29 May 2008

Post-doc in co-evolution of Darwin's finches and their parasites

And now for a little missive in the "if only I had two heads" category...

I don't think I've ever posted a job advert before, but this is just too brilliant to not. Arriving in my email in-box this morning from the indispensable EvolDir mailing list was this:
Co-evolution of Darwin's Finches and parasites

The Clayton Lab (darwin.biology.utah.edu) at the University of Utah in Salt Lake City is seeking a highly motivated postdoc for an NSF-funded project concerning Darwin's Finches and their parasites. The project, which is based in Utah and the Galapagos Islands, is at the interface of co-evolutionary ecology, immunology, behavior, and conservation biology. Although Darwin's Finches are one of the most famous examples of adaptive radiation, we know relatively little about the role of parasites and pathogens in their ecology, behavior and evolution. Unfortunately, finch populations have recently come under serious threat from the introduced tropical nest fly Philornis downsi. A better understanding of this parasite is urgently needed because of the danger it poses to these iconic birds.
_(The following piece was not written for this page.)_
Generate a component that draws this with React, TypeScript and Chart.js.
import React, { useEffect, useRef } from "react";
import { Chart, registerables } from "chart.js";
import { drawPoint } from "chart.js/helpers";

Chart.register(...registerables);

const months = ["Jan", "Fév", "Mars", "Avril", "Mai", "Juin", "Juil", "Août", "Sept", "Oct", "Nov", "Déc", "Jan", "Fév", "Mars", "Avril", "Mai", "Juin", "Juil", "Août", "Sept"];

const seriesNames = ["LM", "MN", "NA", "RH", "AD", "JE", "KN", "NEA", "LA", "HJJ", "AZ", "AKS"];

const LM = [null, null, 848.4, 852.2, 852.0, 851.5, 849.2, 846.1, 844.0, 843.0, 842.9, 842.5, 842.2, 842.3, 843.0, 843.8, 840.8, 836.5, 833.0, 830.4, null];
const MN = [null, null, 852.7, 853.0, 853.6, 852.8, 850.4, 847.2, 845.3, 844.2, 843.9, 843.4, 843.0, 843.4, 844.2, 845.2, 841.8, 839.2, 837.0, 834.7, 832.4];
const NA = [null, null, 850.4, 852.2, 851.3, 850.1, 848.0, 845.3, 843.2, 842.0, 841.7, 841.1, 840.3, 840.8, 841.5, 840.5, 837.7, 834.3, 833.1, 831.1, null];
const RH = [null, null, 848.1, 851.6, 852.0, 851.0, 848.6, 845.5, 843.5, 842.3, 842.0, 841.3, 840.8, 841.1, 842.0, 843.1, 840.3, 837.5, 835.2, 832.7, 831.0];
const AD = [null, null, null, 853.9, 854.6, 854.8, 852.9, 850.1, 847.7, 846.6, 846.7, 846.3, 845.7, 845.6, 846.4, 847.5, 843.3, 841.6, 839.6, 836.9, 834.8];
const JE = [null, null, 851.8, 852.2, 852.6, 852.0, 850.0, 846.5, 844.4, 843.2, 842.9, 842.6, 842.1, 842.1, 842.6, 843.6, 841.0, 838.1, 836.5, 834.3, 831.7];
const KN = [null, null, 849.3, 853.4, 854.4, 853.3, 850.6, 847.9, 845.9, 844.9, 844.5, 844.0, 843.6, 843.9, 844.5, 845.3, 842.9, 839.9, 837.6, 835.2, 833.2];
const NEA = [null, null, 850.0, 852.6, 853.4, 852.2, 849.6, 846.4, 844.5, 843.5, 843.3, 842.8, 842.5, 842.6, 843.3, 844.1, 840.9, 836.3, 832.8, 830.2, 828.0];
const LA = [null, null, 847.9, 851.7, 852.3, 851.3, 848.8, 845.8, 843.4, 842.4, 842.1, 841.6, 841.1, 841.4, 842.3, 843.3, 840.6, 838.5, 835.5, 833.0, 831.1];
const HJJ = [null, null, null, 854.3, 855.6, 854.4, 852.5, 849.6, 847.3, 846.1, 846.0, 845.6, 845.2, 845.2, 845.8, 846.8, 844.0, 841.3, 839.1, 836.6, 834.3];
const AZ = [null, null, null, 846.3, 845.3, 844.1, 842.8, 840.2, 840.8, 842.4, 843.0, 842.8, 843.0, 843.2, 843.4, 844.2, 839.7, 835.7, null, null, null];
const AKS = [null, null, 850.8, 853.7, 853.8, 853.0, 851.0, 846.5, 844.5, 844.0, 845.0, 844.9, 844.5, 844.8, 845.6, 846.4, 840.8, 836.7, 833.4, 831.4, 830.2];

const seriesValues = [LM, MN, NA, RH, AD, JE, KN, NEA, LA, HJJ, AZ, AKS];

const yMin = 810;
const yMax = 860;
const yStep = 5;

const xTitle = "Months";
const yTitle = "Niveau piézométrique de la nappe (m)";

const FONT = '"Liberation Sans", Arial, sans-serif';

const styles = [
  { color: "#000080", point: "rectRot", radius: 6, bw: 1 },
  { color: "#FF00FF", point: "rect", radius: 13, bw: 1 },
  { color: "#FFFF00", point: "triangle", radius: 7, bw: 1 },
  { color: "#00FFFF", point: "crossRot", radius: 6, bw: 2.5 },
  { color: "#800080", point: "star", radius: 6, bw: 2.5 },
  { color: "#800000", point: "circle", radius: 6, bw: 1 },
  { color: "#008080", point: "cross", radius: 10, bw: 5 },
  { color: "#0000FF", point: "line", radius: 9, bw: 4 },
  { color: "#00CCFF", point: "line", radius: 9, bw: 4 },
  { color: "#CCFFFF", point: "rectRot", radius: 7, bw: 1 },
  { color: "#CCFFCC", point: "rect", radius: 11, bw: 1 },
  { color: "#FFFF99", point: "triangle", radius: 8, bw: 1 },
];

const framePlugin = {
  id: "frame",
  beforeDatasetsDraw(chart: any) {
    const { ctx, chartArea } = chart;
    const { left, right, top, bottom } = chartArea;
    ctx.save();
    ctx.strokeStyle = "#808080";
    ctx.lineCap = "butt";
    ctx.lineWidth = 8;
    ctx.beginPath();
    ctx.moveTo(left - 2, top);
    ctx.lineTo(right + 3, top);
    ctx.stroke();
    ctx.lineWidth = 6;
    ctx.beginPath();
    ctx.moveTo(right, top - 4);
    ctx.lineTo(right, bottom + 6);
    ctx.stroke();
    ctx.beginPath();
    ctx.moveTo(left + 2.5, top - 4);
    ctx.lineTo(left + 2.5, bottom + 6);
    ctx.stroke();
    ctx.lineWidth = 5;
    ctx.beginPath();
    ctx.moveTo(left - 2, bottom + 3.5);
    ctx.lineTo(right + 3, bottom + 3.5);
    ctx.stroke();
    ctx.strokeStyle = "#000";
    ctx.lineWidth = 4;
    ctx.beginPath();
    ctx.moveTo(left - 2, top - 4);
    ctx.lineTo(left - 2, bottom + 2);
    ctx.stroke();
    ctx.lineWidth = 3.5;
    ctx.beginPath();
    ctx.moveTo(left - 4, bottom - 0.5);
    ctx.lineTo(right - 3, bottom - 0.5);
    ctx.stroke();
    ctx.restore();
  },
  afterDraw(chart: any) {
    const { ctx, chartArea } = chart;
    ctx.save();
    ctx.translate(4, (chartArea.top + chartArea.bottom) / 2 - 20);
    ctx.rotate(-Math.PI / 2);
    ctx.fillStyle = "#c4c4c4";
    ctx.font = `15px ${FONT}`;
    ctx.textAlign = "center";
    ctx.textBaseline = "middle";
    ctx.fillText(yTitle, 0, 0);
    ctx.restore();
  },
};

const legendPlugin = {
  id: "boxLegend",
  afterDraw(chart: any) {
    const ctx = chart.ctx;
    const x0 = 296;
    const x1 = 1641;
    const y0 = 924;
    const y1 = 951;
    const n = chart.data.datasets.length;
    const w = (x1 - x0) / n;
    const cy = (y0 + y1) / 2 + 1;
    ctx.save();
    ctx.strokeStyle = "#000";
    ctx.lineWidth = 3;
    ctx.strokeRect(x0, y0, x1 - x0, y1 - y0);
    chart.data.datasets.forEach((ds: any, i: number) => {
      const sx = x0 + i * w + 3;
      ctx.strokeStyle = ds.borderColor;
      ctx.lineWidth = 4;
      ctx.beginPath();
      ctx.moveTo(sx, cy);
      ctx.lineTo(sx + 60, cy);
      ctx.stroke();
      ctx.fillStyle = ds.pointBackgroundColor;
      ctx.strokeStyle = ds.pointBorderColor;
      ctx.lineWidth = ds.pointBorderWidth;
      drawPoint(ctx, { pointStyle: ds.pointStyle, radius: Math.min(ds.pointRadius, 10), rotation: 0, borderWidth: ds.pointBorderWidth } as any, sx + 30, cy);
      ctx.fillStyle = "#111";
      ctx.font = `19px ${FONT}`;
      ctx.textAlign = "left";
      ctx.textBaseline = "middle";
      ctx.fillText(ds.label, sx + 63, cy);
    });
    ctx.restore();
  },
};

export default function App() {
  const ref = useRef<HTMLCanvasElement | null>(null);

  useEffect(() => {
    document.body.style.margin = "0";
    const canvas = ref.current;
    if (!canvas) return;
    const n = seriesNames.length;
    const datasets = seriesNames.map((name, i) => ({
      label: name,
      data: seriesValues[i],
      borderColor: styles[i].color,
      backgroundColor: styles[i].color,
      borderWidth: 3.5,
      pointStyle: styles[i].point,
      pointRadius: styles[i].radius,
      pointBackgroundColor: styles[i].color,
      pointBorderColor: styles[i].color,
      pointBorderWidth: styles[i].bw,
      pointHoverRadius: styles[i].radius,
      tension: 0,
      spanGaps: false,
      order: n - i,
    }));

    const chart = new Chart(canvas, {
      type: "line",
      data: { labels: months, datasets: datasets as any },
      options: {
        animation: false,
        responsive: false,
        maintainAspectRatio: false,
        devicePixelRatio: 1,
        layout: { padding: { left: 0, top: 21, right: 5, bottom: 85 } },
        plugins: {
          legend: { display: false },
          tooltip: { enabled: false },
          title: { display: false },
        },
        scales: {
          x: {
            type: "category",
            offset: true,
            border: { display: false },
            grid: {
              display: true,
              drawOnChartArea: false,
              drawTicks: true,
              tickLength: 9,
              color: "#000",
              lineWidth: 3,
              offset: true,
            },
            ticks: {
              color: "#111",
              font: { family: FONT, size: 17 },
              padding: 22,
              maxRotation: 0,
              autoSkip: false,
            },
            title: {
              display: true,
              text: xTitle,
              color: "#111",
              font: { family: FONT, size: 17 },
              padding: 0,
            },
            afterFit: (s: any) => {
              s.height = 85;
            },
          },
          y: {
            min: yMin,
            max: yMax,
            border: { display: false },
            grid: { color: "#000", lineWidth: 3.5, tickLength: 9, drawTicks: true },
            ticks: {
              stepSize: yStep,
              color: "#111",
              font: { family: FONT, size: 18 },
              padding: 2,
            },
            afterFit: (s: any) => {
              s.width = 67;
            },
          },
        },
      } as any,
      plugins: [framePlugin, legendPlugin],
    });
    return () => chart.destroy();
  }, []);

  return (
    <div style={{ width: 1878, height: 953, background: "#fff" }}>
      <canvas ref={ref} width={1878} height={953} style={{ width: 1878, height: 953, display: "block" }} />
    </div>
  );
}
The overriding goals of this project are: 1) to conduct rigorous tests of the impact of P. downsi and other parasites on Darwin's Finches; and 2) to determine the ability of the finches to defend themselves against parasites. The project will focus on interactions between P. downsi and the Medium ground finch (Geospiza fortis) on Santa Cruz Island; however, we will also study interactions between other species of finches and their parasite communities. We hope that this work will help conservation biologists protect Darwin's Finches from invasive parasites and pathogens in the
future.

The postdoctoral position is renewable annually for up to three years, depending on performance and funding. The salary starts at $35,000 per year, plus benefits. We are interested in candidates with experience working under physically demanding field conditions. A background in experimental design and statistical analysis is essential, and some experience with population or epidemiological modeling is a plus. Experience with birds and parasites/pathogens is desirable, but not essential. Strong communication skills and experience mentoring graduate and undergraduate students are also desirable. Proficiency in Spanish (spoken and written) is a definite plus.

To apply, send a single email file with the items listed below to Dr. Dale Clayton, c/o Alyssa Farley at: alyssafarley@bioscience.utah.edu
1) CV including info on publications, field experience, and analytical skills
2) One page statement of research interests and future goals
3) Names & contact info (incl telephone numbers) of 3-5 referees who are familiar with the applicant's past research and skills.

Review of applications will start in mid-June and continue until a suitable candidate is found. The position could start as early as August, 2008. The University of Utah is an Affirmative Action/Equal Opportunity Employer.

Dale H. Clayton, Ph.D.
Professor, Dept. of Biology, Univ. of Utah
257 South 1400 East
Salt Lake City, Utah 84112
Voice: 801-581-6482; Fax: 801-581-4668
To say that this is a rather fine opportunity for someone just finishing their PhD is just a wee bit of an understatement.